The Republican Party, formed in 1854 in the wake of the dissolution of the Free Soil Party, the Know-Nothing Party, and the Whig Party, had the abolition of slavery as one of its cornerstone policies. That party's second presidential candidate, Abraham Lincoln, won the presidency in 1860, despite not even being an option for voters in most southern states. His victory was short-lived, however, as South Carolina seceded from the Union on December 20, 1860. Mississippi, Florida, Alabama, Georgia, Louisiana, and Texas followed in the next few weeks. These seven states formed their own Confederacy and chose their own capital, Montgomery, Ala. They eventually named their own legislature and executive, Jefferson Davis.

Secession
The residents of those states felt that they had the right to remove themselves from the Union, that they felt more attuned to their own state than to the rest of the country. The tradition of a strong state government went right back to colonial days. Each of the 13 Colonies had its distinct character, economic needs, and philosophies. This individuality was offset in part by regional similarities and by the Constitution, which created a stronger central government than the one that had existed under the Articles of Confederation.
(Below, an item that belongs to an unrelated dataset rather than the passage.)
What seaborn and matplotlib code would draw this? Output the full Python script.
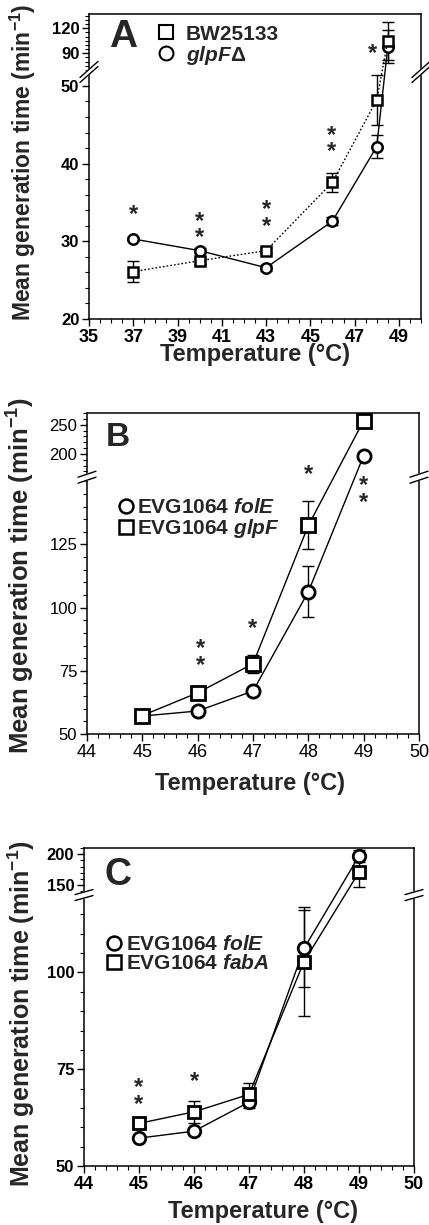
import numpy as np
import pandas as pd
import matplotlib
matplotlib.use("Agg")
import matplotlib.pyplot as plt
import matplotlib.transforms as mtransforms
import seaborn as sns
from matplotlib.lines import Line2D
from matplotlib.ticker import FixedLocator

# ---- panel A: BW25133 vs glpF deletion ----
temps_a = [37, 40, 43, 46, 48, 48.5]
bw_mean = [26.1, 27.5, 28.8, 37.6, 48.2, 105.0]
bw_err = [1.4, 0.4, 0.3, 1.2, 3.2, 23.0]
glpf_mean = [30.3, 28.8, 26.6, 32.6, 42.2, 98.0]
glpf_err = [0.2, 0.3, 0.4, 0.5, 1.5, 20.0]
# significance marks: x, y (centre), number of stars
stars_a_x = [37, 40, 43, 45.95, 47.8]
stars_a_y = [33.9, 32.05, 33.5, 43.1, 95.0]
stars_a_n = [1, 2, 2, 2, 1]

# ---- panel B: EVG1064 folE vs glpF ----
temps_b = [45, 46, 47, 48, 49]
foleb_mean = [57.1, 59.1, 67.0, 106.3, 197.0]
foleb_err = [0.5, 0.5, 1.0, 10.0, 4.0]
glpfb_mean = [57.3, 66.3, 77.8, 132.5, 257.0]
glpfb_err = [0.5, 0.5, 3.5, 9.5, 3.0]
stars_b_x = [46.05, 47, 48, 49]
stars_b_y = [82.1, 93.3, 172.0, 146.6]
stars_b_n = [2, 1, 1, 2]

# ---- panel C: EVG1064 folE vs fabA ----
temps_c = [45, 46, 47, 48, 49]
folec_mean = [57.2, 59.0, 66.5, 106.2, 197.0]
folec_err = [0.5, 0.5, 1.5, 10.0, 9.0]
faba_mean = [61.0, 64.0, 68.5, 102.8, 171.0]
faba_err = [0.5, 2.8, 3.0, 14.0, 24.0]
stars_c_x = [45, 46]
stars_c_y = [69.2, 72.9]
stars_c_n = [2, 1]

xticks_a = [35, 37, 39, 41, 43, 45, 47, 49]
yticks_a = [20, 30, 40, 50, 90, 120]
xticks_bc = [44, 45, 46, 47, 48, 49, 50]
yticks_b = [50, 75, 100, 125, 200, 250]
yticks_c = [50, 75, 100, 150, 200]

W, H = 429, 1225

sns.set_style("ticks")
plt.rcParams["font.family"] = ["Liberation Sans", "DejaVu Sans"]
plt.rcParams["mathtext.fontset"] = "custom"
plt.rcParams["mathtext.rm"] = "Liberation Sans:bold"
plt.rcParams["mathtext.bf"] = "Liberation Sans:bold"
plt.rcParams["mathtext.it"] = "Liberation Sans:italic:bold"


def broken_scale(ymin, lo_top, hi_bot, ymax, frac):
    # piecewise linear y mapping with a gap between lo_top and hi_bot
    def fwd(y):
        y = np.asarray(y, dtype=float)
        lo = (y - ymin) / (lo_top - ymin) * frac
        hi = frac + (y - hi_bot) / (ymax - hi_bot) * (1 - frac)
        return np.where(y <= lo_top, lo, np.where(y >= hi_bot, hi, frac))

    def inv(t):
        t = np.asarray(t, dtype=float)
        lo = ymin + t / frac * (lo_top - ymin)
        hi = hi_bot + (t - frac) / (1 - frac) * (ymax - hi_bot)
        return np.where(t <= frac, lo, hi)

    return fwd, inv


def add_panel(fig, left, top, right, bottom):
    return fig.add_axes([left / W, 1 - bottom / H, (right - left) / W, (bottom - top) / H])


def draw_break(ax, frac, dx_px, dy_px, gap_px):
    pos = ax.get_position()
    aw, ah = pos.width * W, pos.height * H
    dx, dy, g = dx_px / aw, dy_px / ah, gap_px / ah
    for x0 in (0, 1):
        ax.fill([x0 - dx / 2, x0 + dx / 2, x0 + dx / 2, x0 - dx / 2],
                [frac - g / 2 - dy / 2, frac - g / 2 + dy / 2, frac + g / 2 + dy / 2, frac + g / 2 - dy / 2],
                color="white", transform=ax.transAxes, clip_on=False, zorder=6)
        for off in (-g / 2, g / 2):
            ax.plot([x0 - dx / 2, x0 + dx / 2], [frac + off - dy / 2, frac + off + dy / 2],
                    color="black", lw=1.0, transform=ax.transAxes, clip_on=False, zorder=7)


def plot_series(ax, x, mean, err, marker, ls, ms, mew):
    df = pd.DataFrame({"temp": x, "mean": mean})
    ax.errorbar(x, mean, yerr=err, fmt="none", ecolor="black", elinewidth=1.0,
                capsize=4, capthick=1.0, zorder=2)
    sns.lineplot(data=df, x="temp", y="mean", ax=ax, color="black", lw=1.0, linestyle=ls,
                 marker=marker, markersize=ms, markerfacecolor="white", markeredgecolor="black",
                 markeredgewidth=mew, errorbar=None, legend=False, zorder=3)


def style_panel(ax, xlim, xticks, xminor, yticks, yminor, bold_ticks):
    ax.set_xlim(*xlim)
    ax.set_xticks(xticks)
    ax.set_xticklabels([str(t) for t in xticks])
    ax.xaxis.set_minor_locator(FixedLocator(xminor))
    ax.set_yticks(yticks)
    ax.set_yticklabels([str(t) for t in yticks])
    ax.yaxis.set_minor_locator(FixedLocator(yminor))
    ax.tick_params(which="major", direction="out", length=5, width=1.0, pad=2, colors="black")
    ax.tick_params(axis="x", which="major", labelsize=13)
    ax.tick_params(axis="y", which="major", labelsize=12)
    ax.tick_params(which="minor", direction="out", length=3, width=0.8, colors="black")
    for s in ax.spines.values():
        s.set_visible(True)
        s.set_linewidth(1.1)
        s.set_color("black")
    if bold_ticks:
        for lab in ax.get_xticklabels() + ax.get_yticklabels():
            lab.set_fontweight("bold")


def label_panel(ax, letter, lx, ly, lsize, xl, yl, ysize):
    ax.text(lx, ly, letter, transform=ax.transAxes, fontsize=lsize, fontweight="bold",
            ha="center", va="center")
    ax.set_xlabel("Temperature (°C)", fontsize=17, fontweight="bold")
    ax.set_ylabel("Mean generation time (min$^{-1}$)", fontsize=ysize, fontweight="bold")
    ax.xaxis.set_label_coords(*xl)
    ax.yaxis.set_label_coords(*yl)


def add_stars(fig, ax, xs, ys, ns):
    tr = mtransforms.offset_copy(ax.transData, fig=fig, y=-4, units="dots")
    for x, y, n in zip(xs, ys, ns):
        ax.text(x, y, "\n".join(["*"] * n), transform=tr, fontsize=17, fontweight="bold",
                ha="center", va="center", linespacing=0.65, zorder=5)


fig = plt.figure(figsize=(W / 100, H / 100), dpi=100)

# ---------------- A ----------------
ax = add_panel(fig, 89, 14, 421, 319)
fwd, inv = broken_scale(20, 51.8, 67.6, 137, 0.81)
ax.set_yscale("function", functions=(fwd, inv))
ax.set_ylim(20, 137)
plot_series(ax, temps_a, glpf_mean, glpf_err, "o", "-", 7.5, 1.8)
plot_series(ax, temps_a, bw_mean, bw_err, "s", (0, (1.2, 1.5)), 7, 1.8)
add_stars(fig, ax, stars_a_x, stars_a_y, stars_a_n)
style_panel(ax, (35, 50), xticks_a, np.arange(35, 50.01, 0.5), yticks_a,
            list(np.arange(22, 52, 2)) + list(np.arange(70, 137, 5)), True)
hs = [Line2D([], [], ls="none", marker="s", ms=10, mfc="white", mec="black", mew=1.5),
      Line2D([], [], ls="none", marker="o", ms=10, mfc="white", mec="black", mew=1.5)]
ax.legend(hs, ["BW25133", "$glpF$Δ"], loc="upper left", bbox_to_anchor=(0.2, 0.965),
          frameon=False, prop={"weight": "bold", "size": 15}, handlelength=1.0,
          handletextpad=0.45, labelspacing=0.0, borderaxespad=0, borderpad=0)
label_panel(ax, "A", 0.102, 0.925, 28, (0.5, -0.08), (-0.154, 0.515), 16.5)
draw_break(ax, 0.81, 18, 16, 5)

# ---------------- B ----------------
ax = add_panel(fig, 87, 413, 419, 734)
fwd, inv = broken_scale(50, 151.6, 160, 270, 0.80)
ax.set_yscale("function", functions=(fwd, inv))
ax.set_ylim(50, 270)
plot_series(ax, temps_b, foleb_mean, foleb_err, "o", "-", 9.5, 2.0)
plot_series(ax, temps_b, glpfb_mean, glpfb_err, "s", "-", 9.5, 2.0)
add_stars(fig, ax, stars_b_x, stars_b_y, stars_b_n)
style_panel(ax, (44, 50), xticks_bc, np.arange(44, 50.01, 0.2), yticks_b,
            list(np.arange(55, 151, 5)) + list(np.arange(160, 271, 10)), False)
hs = [Line2D([], [], ls="none", marker="o", ms=10, mfc="white", mec="black", mew=1.8),
      Line2D([], [], ls="none", marker="s", ms=10, mfc="white", mec="black", mew=1.8)]
ax.legend(hs, ["EVG1064 $folE$", "EVG1064 $glpF$"], loc="upper left", bbox_to_anchor=(0.095, 0.735),
          frameon=False, prop={"weight": "bold", "size": 15}, handlelength=0.7,
          handletextpad=0.2, labelspacing=0.0, borderaxespad=0, borderpad=0)
label_panel(ax, "B", 0.093, 0.925, 24, (0.49, -0.118), (-0.151, 0.495), 18.5)
draw_break(ax, 0.80, 18, 6, 6)

# ---------------- C ----------------
ax = add_panel(fig, 84, 848, 414, 1166)
fwd, inv = broken_scale(50, 120, 134, 210, 0.852)
ax.set_yscale("function", functions=(fwd, inv))
ax.set_ylim(50, 210)
plot_series(ax, temps_c, folec_mean, folec_err, "o", "-", 9, 2.0)
plot_series(ax, temps_c, faba_mean, faba_err, "s", "-", 9, 2.0)
add_stars(fig, ax, stars_c_x, stars_c_y, stars_c_n)
style_panel(ax, (44, 50), xticks_bc, np.arange(44, 50.01, 0.2), yticks_c,
            list(np.arange(55, 120, 5)) + list(np.arange(140, 211, 10)), True)
hs = [Line2D([], [], ls="none", marker="o", ms=10, mfc="white", mec="black", mew=1.8),
      Line2D([], [], ls="none", marker="s", ms=10, mfc="white", mec="black", mew=1.8)]
ax.legend(hs, ["EVG1064 $folE$", "EVG1064 $fabA$"], loc="upper left", bbox_to_anchor=(0.07, 0.725),
          frameon=False, prop={"weight": "bold", "size": 15}, handlelength=0.7,
          handletextpad=0.2, labelspacing=0.0, borderaxespad=0, borderpad=0)
label_panel(ax, "C", 0.103, 0.915, 27, (0.542, -0.107), (-0.142, 0.48), 18)
draw_break(ax, 0.852, 18, 5, 6)

fig.savefig("out.png", dpi=100)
But the colonies-turned-states still possessed a strong sense of state identity. This idea was very much in line with the thinking of the leaders of the Democratic-Republican Party, such as Thomas Jefferson and James Madison. Jefferson, in the Kentucky Resolutions, and Madison, in the Virginia Resolutions, put forward the idea that states could, if they thought that directions from the federal government were an abuse of power, choose not to follow those directions. These Resolutions were written in the 1790s, in response to the Alien and Sedition Acts, which many in the Democratic-Republican Party thought were an over-reach of federal power. The argument at the root of the Nullification Crisis was ostensibly over a tariff, a tax on goods transferred from one entity to another. Transactions could take place between companies, between states, or between countries. The Tariff of 1828 was deeply unpopular in parts of New England and the South and was so detrimental to South Carolina, in particular, that that state began to agitate for a political response. South Carolina's own John C. Calhoun was Vice-president at the time, having been elected with Andrew Jackson in 1828.
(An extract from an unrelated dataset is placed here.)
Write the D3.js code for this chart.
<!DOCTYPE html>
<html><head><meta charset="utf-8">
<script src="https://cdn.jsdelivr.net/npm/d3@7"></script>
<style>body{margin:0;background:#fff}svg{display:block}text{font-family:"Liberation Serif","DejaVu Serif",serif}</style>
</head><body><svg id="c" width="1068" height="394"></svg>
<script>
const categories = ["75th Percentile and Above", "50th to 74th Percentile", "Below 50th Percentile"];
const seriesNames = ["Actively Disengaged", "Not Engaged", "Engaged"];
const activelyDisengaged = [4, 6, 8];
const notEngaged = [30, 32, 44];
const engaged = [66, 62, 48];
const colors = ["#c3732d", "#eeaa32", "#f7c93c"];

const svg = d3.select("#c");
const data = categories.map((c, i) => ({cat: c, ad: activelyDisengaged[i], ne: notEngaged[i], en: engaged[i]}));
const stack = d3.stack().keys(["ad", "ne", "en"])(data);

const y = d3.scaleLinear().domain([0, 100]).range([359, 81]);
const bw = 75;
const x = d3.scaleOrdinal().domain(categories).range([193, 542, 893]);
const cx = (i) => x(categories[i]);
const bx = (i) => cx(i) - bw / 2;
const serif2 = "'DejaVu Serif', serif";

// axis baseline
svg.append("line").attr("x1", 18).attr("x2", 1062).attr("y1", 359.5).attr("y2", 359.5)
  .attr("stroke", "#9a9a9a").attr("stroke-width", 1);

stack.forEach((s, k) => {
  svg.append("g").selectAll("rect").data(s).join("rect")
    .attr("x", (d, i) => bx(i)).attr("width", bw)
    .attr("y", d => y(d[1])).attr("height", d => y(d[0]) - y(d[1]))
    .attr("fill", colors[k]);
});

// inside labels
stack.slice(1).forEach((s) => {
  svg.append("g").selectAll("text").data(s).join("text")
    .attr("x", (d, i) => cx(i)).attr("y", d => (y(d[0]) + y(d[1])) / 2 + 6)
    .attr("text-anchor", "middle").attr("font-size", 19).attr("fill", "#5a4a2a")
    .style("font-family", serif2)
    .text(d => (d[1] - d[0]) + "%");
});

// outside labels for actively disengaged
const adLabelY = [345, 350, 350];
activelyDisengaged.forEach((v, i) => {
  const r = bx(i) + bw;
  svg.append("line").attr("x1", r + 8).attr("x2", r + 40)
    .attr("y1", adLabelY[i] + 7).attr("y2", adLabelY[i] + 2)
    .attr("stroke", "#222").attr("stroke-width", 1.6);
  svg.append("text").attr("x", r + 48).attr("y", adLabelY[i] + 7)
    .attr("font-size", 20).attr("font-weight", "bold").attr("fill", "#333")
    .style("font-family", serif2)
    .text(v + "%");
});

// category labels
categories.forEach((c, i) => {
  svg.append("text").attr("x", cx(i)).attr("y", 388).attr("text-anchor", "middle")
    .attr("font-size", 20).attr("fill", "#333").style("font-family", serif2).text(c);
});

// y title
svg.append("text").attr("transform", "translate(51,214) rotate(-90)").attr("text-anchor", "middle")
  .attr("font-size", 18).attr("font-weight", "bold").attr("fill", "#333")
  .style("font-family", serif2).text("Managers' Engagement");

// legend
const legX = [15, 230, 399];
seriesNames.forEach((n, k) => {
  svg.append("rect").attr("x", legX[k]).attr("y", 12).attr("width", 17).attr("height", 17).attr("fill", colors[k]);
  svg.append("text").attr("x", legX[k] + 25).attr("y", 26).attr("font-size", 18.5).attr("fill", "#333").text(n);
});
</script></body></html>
p>The common epithet given to this unpopular tax was the "Tariff of Abominations." Because of a post-War of 1812 economic downturn, several states, including South Carolina, were suffering. The new nation had suffered its first financial crisis, called the Panic of 1819; and South Carolina had not really recovered. Virginia in 1826 passed a resolution in the state legislature, asserting that the tariff was unconstitutional and using the Virginia and Kentucky Resolutions as justification. Even though the 1828 tariff was an "abomination" in equal parts Northeast and South, depending on which state the poll would have been taking, it was the Southern states that were generally more seriously affected and one Southern state, South Carolina, that did something legislative about it. Southerners had lined up in opposition to the Tariff of 1828 and had thought that the newly elected Jackson, from the South, would get to work dismantling the tariff. He did no such thing, even at great urging from Calhoun, his Vice-president. As the state economy continued to struggle, the mood in South Carolina continued to sour and many began to call for nullification. Calhoun felt so strongly about the issue that the resigned as Vice-president (one of only two ever to do so) in order to serve in the Senate, where he thought he could more effectively take up the nullification cause. In the meantime, Jackson and Congress had come up with a weakened tariff, the Tariff of 1832. Most Northerners and half of Southerners in Congress voiced their approval. Calhoun and the South Carolina delegation did not. Their state legislature declared both the 1828 and 1832 tariffs unconstitutional and unenforceable within the state borders of South Carolina beginning on February 1, 1833.

President Jackson responded on two fronts, advocating the use of military force to bring South Carolina into line while also convincing Congress to work on yet another tariff, one that South Carolina might finally approve. Congress passed both a Force Bill and the Compromise Tariff of 1833. South Carolina responded by repealing its nullification ordinance.

Secession map

In a sense, both Jackson and South Carolina could claim victory. The new tariff was weak enough to gain the support of the recalcitrant South Carolina and the rest of the South, so state agitation was effectively at an end. South Carolina got what it wanted, and so did the Federal Government. Both sides avoided a military showdown (although Jackson might have helped convince South Carolina of the futility of this by sending a couple of Navy ships to Charleston). The idea of a state's being able to step outside the jurisdiction of the Federal Government didn't go away, however. South Carolina and the other Southern states revived it after Lincoln's election and carried out the theory to its greatest logical conclusion, seceding from the Union and forming the Confederate States of America.

Lincoln took office on March 4, 1861. Thirty-nine days later, the Civil War began, with an attack on Fort Sumter.